To many humanists, the only reasons for positing a "Savior" myth at all were: a) to allay human existential insecurities, and b) to rationalize human exceptionalism on the basis that only one intelligent species in the cosmos could be "saved" - hence NO aliens or other extraterrestrial species could exist anywhere (since "God" ordained Man alone was the pinnacle of his creation). This is the height of poppycock. Because if the cosmos is an impersonal system, as all evidence to date shows (such as the preponderance of dark energy) this collapses. Humans must lean on each other to find their own meaning, and this is done by multifold constructive purposes. This is done, despite realizing the cold, hard fact that death is the end of all biological organisms - including humans.

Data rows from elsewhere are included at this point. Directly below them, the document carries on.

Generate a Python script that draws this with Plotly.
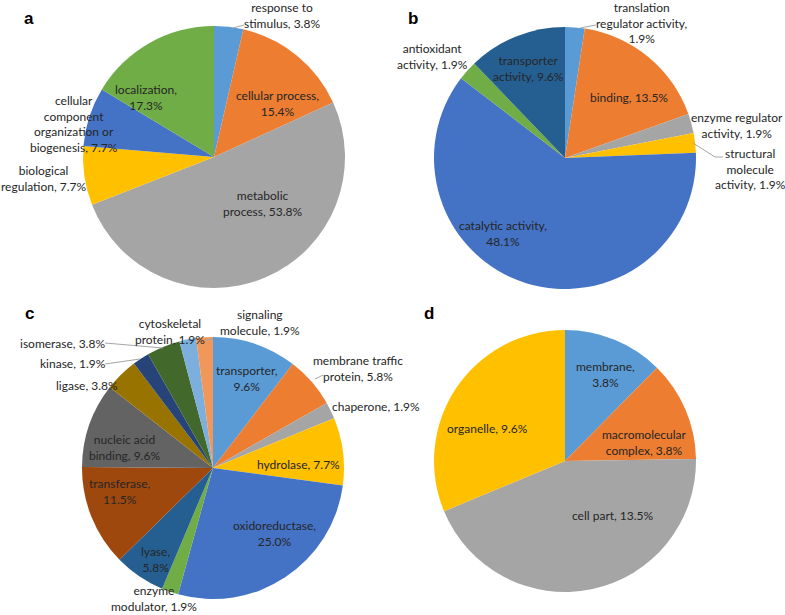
import plotly.graph_objects as go

W, H = 785, 615

# ---------------- data ----------------
a_labels = ["response to stimulus", "cellular process", "metabolic process",
            "biological regulation", "cellular component organization or biogenesis",
            "localization"]
a_values = [3.8, 15.4, 53.8, 7.7, 7.7, 17.3]

b_labels = ["translation regulator activity", "binding", "enzyme regulator activity",
            "structural molecule activity", "catalytic activity", "antioxidant activity",
            "transporter activity"]
b_values = [1.9, 13.5, 1.9, 1.9, 48.1, 1.9, 9.6]

c_labels = ["transporter", "membrane traffic protein", "chaperone", "hydrolase",
            "oxidoreductase", "enzyme modulator", "lyase", "transferase",
            "nucleic acid binding", "ligase", "kinase", "isomerase",
            "cytoskeletal protein", "signaling molecule"]
c_values = [9.6, 5.8, 1.9, 7.7, 25.0, 1.9, 5.8, 11.5, 9.6, 3.8, 1.9, 3.8, 1.9, 1.9]

d_labels = ["membrane", "macromolecular complex", "cell part", "organelle"]
d_values = [3.8, 3.8, 13.5, 9.6]

# ---------------- styles ----------------
palette = ["#5B9BD5", "#ED7D31", "#A5A5A5", "#FFC000", "#4472C4", "#70AD47",
           "#255E91", "#9E480E", "#636363", "#997300", "#264478", "#43682B",
           "#7CAFDD", "#F1975A"]
FONT = "Lato"
TXT = "#262626"

def px_to_paper(x, y):
    return x / W, 1 - y / H

def domain(cx, cy, r):
    x0, y1 = px_to_paper(cx - r, cy - r)
    x1, y0 = px_to_paper(cx + r, cy + r)
    return dict(x=[x0, x1], y=[y0, y1])

fig = go.Figure()
panels = [
    (a_labels, a_values, (214, 157, 131)),
    (b_labels, b_values, (565, 158, 131)),
    (c_labels, c_values, (213, 468, 131)),
    (d_labels, d_values, (565, 461, 131)),
]
for labels, values, (cx, cy, r) in panels:
    fig.add_trace(go.Pie(
        labels=labels, values=values, sort=False, direction="clockwise",
        rotation=0, textinfo="none", hoverinfo="label+percent",
        marker=dict(colors=palette[:len(values)], line=dict(width=0)),
        domain=domain(cx, cy, r), showlegend=False,
    ))

def pct(v):
    return f"{v:.1f}%"

# label text and pixel placement (text block centres)
label_specs = [
    # panel a
    (f"response to<br>stimulus, {pct(a_values[0])}", 282, 15),
    (f"cellular process,<br>{pct(a_values[1])}", 277, 103),
    (f"metabolic<br>process, {pct(a_values[2])}", 263, 203),
    (f"biological<br>regulation, {pct(a_values[3])}", 44, 178),
    (f"cellular<br>component<br>organization or<br>biogenesis, {pct(a_values[4])}", 74, 124),
    (f"localization,<br>{pct(a_values[5])}", 146, 97),
    # panel b
    (f"translation<br>regulator activity,<br>{pct(b_values[0])}", 642, 23),
    (f"binding, {pct(b_values[1])}", 629, 97),
    (f"enzyme regulator<br>activity, {pct(b_values[2])}", 737, 125),
    (f"structural<br>molecule<br>activity, {pct(b_values[3])}", 750, 169),
    (f"catalytic activity,<br>{pct(b_values[4])}", 503, 233),
    (f"antioxidant<br>activity, {pct(b_values[5])}", 432, 56),
    (f"transporter<br>activity, {pct(b_values[6])}", 528, 68),
    # panel c
    (f"transporter,<br>{pct(c_values[0])}", 247, 378),
    (f"membrane traffic<br>protein, {pct(c_values[1])}", 358, 368),
    (f"chaperone, {pct(c_values[2])}", 376, 406),
    (f"hydrolase, {pct(c_values[3])}", 298, 464),
    (f"oxidoreductase,<br>{pct(c_values[4])}", 274, 533),
    (f"enzyme<br>modulator, {pct(c_values[5])}", 154, 598),
    (f"lyase,<br>{pct(c_values[6])}", 155, 559),
    (f"transferase,<br>{pct(c_values[7])}", 120, 491),
    (f"nucleic acid<br>binding, {pct(c_values[8])}", 124, 447),
    (f"ligase, {pct(c_values[9])}", 87, 385),
    (f"kinase, {pct(c_values[10])}", 73, 363),
    (f"isomerase, {pct(c_values[11])}", 62, 343),
    (f"cytoskeletal<br>protein, {pct(c_values[12])}", 170, 331),
    (f"signaling<br>molecule, {pct(c_values[13])}", 260, 323),
    # panel d
    (f"membrane,<br>{pct(d_values[0])}", 605, 374),
    (f"macromolecular<br>complex, {pct(d_values[1])}", 644, 442),
    (f"cell part, {pct(d_values[2])}", 613, 515),
    (f"organelle, {pct(d_values[3])}", 487, 429),
]

annotations = []
for text, x, y in label_specs:
    px, py = px_to_paper(x, y)
    annotations.append(dict(text=text, x=px, y=py, xref="paper", yref="paper",
                            xanchor="center", yanchor="middle", showarrow=False,
                            font=dict(family=FONT, size=12, color=TXT)))

for letter, x, y in [("a", 29, 18), ("b", 413, 18), ("c", 29, 313), ("d", 429, 313)]:
    px, py = px_to_paper(x, y)
    annotations.append(dict(text=f"<b>{letter}</b>", x=px, y=py, xref="paper", yref="paper",
                            xanchor="center", yanchor="middle", showarrow=False,
                            font=dict(family="Liberation Sans", size=17, color="#000000")))

# leader lines (pixel polylines)
leaders = [
    [(233, 28), (244, 25)],
    [(580, 28), (596, 25)],
    [(693, 143), (715, 157), (723, 157)],
    [(105, 343), (163, 348)],
    [(105, 364), (140, 359)],
    [(205, 340), (213, 339)],
    [(315, 379), (323, 375)],
]
shapes = []
for pts in leaders:
    for (x0, y0), (x1, y1) in zip(pts[:-1], pts[1:]):
        p0 = px_to_paper(x0, y0)
        p1 = px_to_paper(x1, y1)
        shapes.append(dict(type="line", xref="paper", yref="paper",
                           x0=p0[0], y0=p0[1], x1=p1[0], y1=p1[1],
                           line=dict(color="#A6A6A6", width=1)))

fig.update_layout(width=W, height=H, margin=dict(l=0, r=0, t=0, b=0),
                  paper_bgcolor="white", plot_bgcolor="white",
                  annotations=annotations, shapes=shapes)

fig.write_html("out.html",
               config={"displayModeBar": False},
               post_script="document.body.style.margin='0px';"
                           "document.body.style.overflow='hidden';")
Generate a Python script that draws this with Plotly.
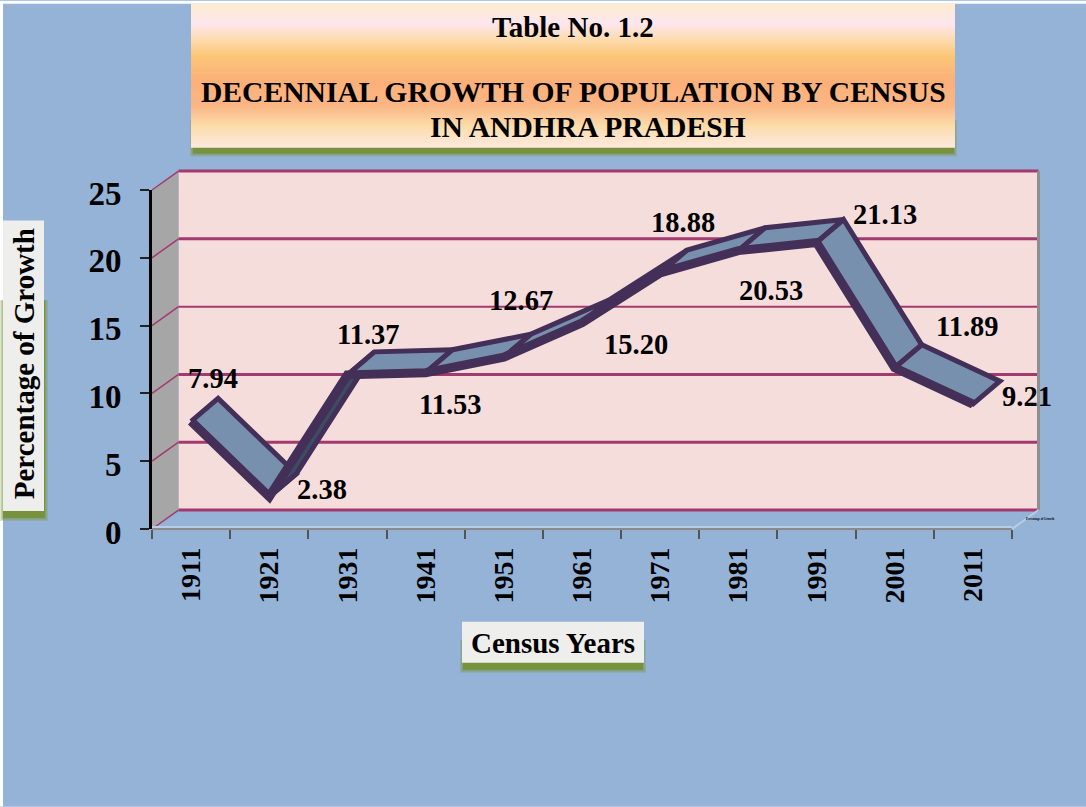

Given this, it behooves us to try to make the most of this life and not pretend to live it for the next, which will never ever happen. Once this life is over, that's it, finito!

The constructive answer to living life as a cosmic orphan is not to look to some mythical heaven for divine deliverance, but to use the world as it is as positive framework to work out human self-purpose and solve human problems.

The framework for this, defined in Kurtz' Living without Religion, is called eupraxophy. As from the Greek (and recall we saw already Aristotle's definition of happiness) it means "the practical seeking of the good life through reason and good conduct - to attain the most effective end and the benefit for most people"

Aristotle could not have said it better, and indeed - he provided the basis in his Nichomachean Ethics:

As noted therein, Aristotle is very clear that humanity's primary purpose (Book I):" is to seek the "Chief Good" (or happiness, i.e. that which all things aim at) in terms of attaining the highest usefulness and expression of all virtues - both moral and intellectual - in arriving at the most complete life"

A happy man then, is one who directs all his actions governed from reason, and performs all duties, tasks well and nobly - to the extent every deed is completed in the excellence that uniquely belongs to it. Further:

"If all this is so, then the Good of Man comes to be a working of the Soul in the way of Excellence"

In other words, whether a god exists or not is immaterial to the working out of excellence. A man, once he grounds his directons in terms of the "moral mean" will attain that excellence by working toward a fulfilling life and end. One needs no supernatural entity to fill the vacuum of one's life, once one has the utiltiy of consciousness to ascertain the Good (via reason) and then can apply it to the end. The god -monger in this sense, comes off as a person needing a crutch to get by. Because he lacks the inner fortitude and moral compass to find his path to excellence and virtue, he must rely on the crutch of an imaginary deity.

This is important because it falls directly within the atheist purview. And while most atheists may not be familiar with Aristotle's Nicomachean Ethics, they will appreciate and be familiar with moral provisionalist ethics which can be arrived at from many of the same principles - especially of proportionate justice.

Paul Kurtz with his eupraxophy would wholeheartedly concur.